To be done: Exactly as they appear, output all of the records. Skip any images.

Available records:
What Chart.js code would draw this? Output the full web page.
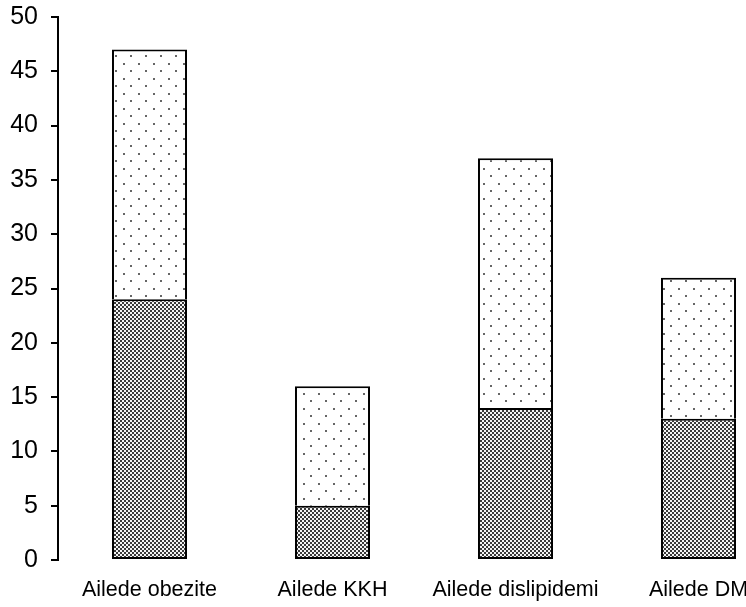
<!DOCTYPE html>
<html>
<head>
<meta charset="utf-8">
<script src="https://cdn.jsdelivr.net/npm/chart.js@4"></script>
<style>
  html, body { margin: 0; padding: 0; background: #fff; overflow: hidden; }
  #wrap { width: 790px; height: 607px; }
</style>
</head>
<body>
<div id="wrap"><canvas id="chart" width="790" height="607"></canvas></div>
<script>
// Chart data
const categories = ["Ailede obezite", "Ailede KKH", "Ailede dislipidemi", "Ailede DM"];
const lowerValues = [24, 5, 14, 13];
const upperValues = [23, 11, 23, 13];
const yTicks = [0, 5, 10, 15, 20, 25, 30, 35, 40, 45, 50];

// fill patterns
function checkerPattern() {
  const c = document.createElement('canvas');
  c.width = 4; c.height = 4;
  const ctx = c.getContext('2d');
  ctx.fillStyle = '#f4f4f4';
  ctx.fillRect(0, 0, 4, 4);
  ctx.fillStyle = '#3a3a3a';
  ctx.fillRect(0, 0, 2, 2);
  ctx.fillRect(2, 2, 2, 2);
  return ctx.createPattern(c, 'repeat');
}

function dotPattern() {
  const c = document.createElement('canvas');
  c.width = 15; c.height = 15;
  const ctx = c.getContext('2d');
  ctx.fillStyle = '#fff';
  ctx.fillRect(0, 0, 15, 15);
  ctx.fillStyle = '#666';
  ctx.fillRect(3, 3, 2, 2);
  ctx.fillRect(10, 10, 2, 2);
  return ctx.createPattern(c, 'repeat');
}

new Chart(document.getElementById('chart').getContext('2d'), {
  type: 'bar',
  data: {
    labels: categories,
    datasets: [
      { data: lowerValues, backgroundColor: checkerPattern(), borderColor: '#000', borderWidth: 2, borderSkipped: false, barPercentage: 0.41, categoryPercentage: 1 },
      // upper part shares the divider line with the lower part
      { data: upperValues, backgroundColor: dotPattern(), borderColor: '#000', borderWidth: 2, borderSkipped: 'bottom', barPercentage: 0.41, categoryPercentage: 1 }
    ]
  },
  options: {
    responsive: false,
    animation: false,
    layout: { padding: { top: 17, left: 0, right: 0, bottom: 0 } },
    plugins: { legend: { display: false }, tooltip: { enabled: false } },
    scales: {
      x: {
        stacked: true,
        grid: { display: false },
        border: { display: false },
        afterFit: axis => { axis.height = 47; axis.paddingLeft = 0; axis.paddingRight = 0; },
        ticks: { color: '#000', font: { family: 'Liberation Sans', size: 21.5 }, padding: 9, maxRotation: 0 }
      },
      y: {
        stacked: true,
        min: 0,
        max: 50,
        afterBuildTicks: axis => { axis.ticks = yTicks.map(v => ({ value: v })); },
        afterFit: axis => { axis.width = 58; axis.paddingTop = 0; axis.paddingBottom = 0; },
        grid: { drawOnChartArea: false, drawTicks: true, tickLength: 7, color: '#000', lineWidth: 2 },
        border: { display: true, color: '#000', width: 2 },
        ticks: { color: '#000', font: { family: 'Liberation Sans', size: 25 }, padding: 13 }
      }
    }
  }
});
</script>
</body>
</html>
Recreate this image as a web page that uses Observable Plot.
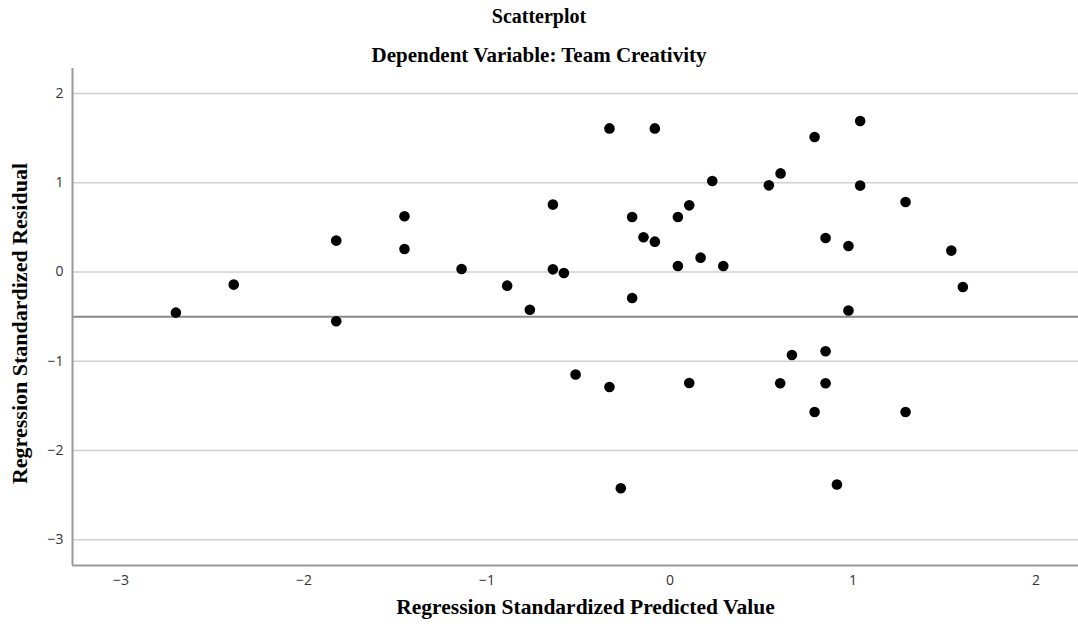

Exercise solution:
What Chart.js code would draw this? Output the full web page.
<!DOCTYPE html>
<html>
<head>
<meta charset="utf-8">
<script src="https://cdn.jsdelivr.net/npm/chart.js@4"></script>
<style>
  html, body { margin: 0; padding: 0; background: #fff; overflow: hidden; }
  #wrap { width: 790px; height: 607px; }
</style>
</head>
<body>
<div id="wrap"><canvas id="chart" width="790" height="607"></canvas></div>
<script>
// Chart data
const categories = ["Ailede obezite", "Ailede KKH", "Ailede dislipidemi", "Ailede DM"];
const lowerValues = [24, 5, 14, 13];
const upperValues = [23, 11, 23, 13];
const yTicks = [0, 5, 10, 15, 20, 25, 30, 35, 40, 45, 50];

// fill patterns
function checkerPattern() {
  const c = document.createElement('canvas');
  c.width = 4; c.height = 4;
  const ctx = c.getContext('2d');
  ctx.fillStyle = '#f4f4f4';
  ctx.fillRect(0, 0, 4, 4);
  ctx.fillStyle = '#3a3a3a';
  ctx.fillRect(0, 0, 2, 2);
  ctx.fillRect(2, 2, 2, 2);
  return ctx.createPattern(c, 'repeat');
}

function dotPattern() {
  const c = document.createElement('canvas');
  c.width = 15; c.height = 15;
  const ctx = c.getContext('2d');
  ctx.fillStyle = '#fff';
  ctx.fillRect(0, 0, 15, 15);
  ctx.fillStyle = '#666';
  ctx.fillRect(3, 3, 2, 2);
  ctx.fillRect(10, 10, 2, 2);
  return ctx.createPattern(c, 'repeat');
}

new Chart(document.getElementById('chart').getContext('2d'), {
  type: 'bar',
  data: {
    labels: categories,
    datasets: [
      { data: lowerValues, backgroundColor: checkerPattern(), borderColor: '#000', borderWidth: 2, borderSkipped: false, barPercentage: 0.41, categoryPercentage: 1 },
      // upper part shares the divider line with the lower part
      { data: upperValues, backgroundColor: dotPattern(), borderColor: '#000', borderWidth: 2, borderSkipped: 'bottom', barPercentage: 0.41, categoryPercentage: 1 }
    ]
  },
  options: {
    responsive: false,
    animation: false,
    layout: { padding: { top: 17, left: 0, right: 0, bottom: 0 } },
    plugins: { legend: { display: false }, tooltip: { enabled: false } },
    scales: {
      x: {
        stacked: true,
        grid: { display: false },
        border: { display: false },
        afterFit: axis => { axis.height = 47; axis.paddingLeft = 0; axis.paddingRight = 0; },
        ticks: { color: '#000', font: { family: 'Liberation Sans', size: 21.5 }, padding: 9, maxRotation: 0 }
      },
      y: {
        stacked: true,
        min: 0,
        max: 50,
        afterBuildTicks: axis => { axis.ticks = yTicks.map(v => ({ value: v })); },
        afterFit: axis => { axis.width = 58; axis.paddingTop = 0; axis.paddingBottom = 0; },
        grid: { drawOnChartArea: false, drawTicks: true, tickLength: 7, color: '#000', lineWidth: 2 },
        border: { display: true, color: '#000', width: 2 },
        ticks: { color: '#000', font: { family: 'Liberation Sans', size: 25 }, padding: 13 }
      }
    }
  }
});
</script>
</body>
</html>
Recreate this image as a web page that uses Observable Plot.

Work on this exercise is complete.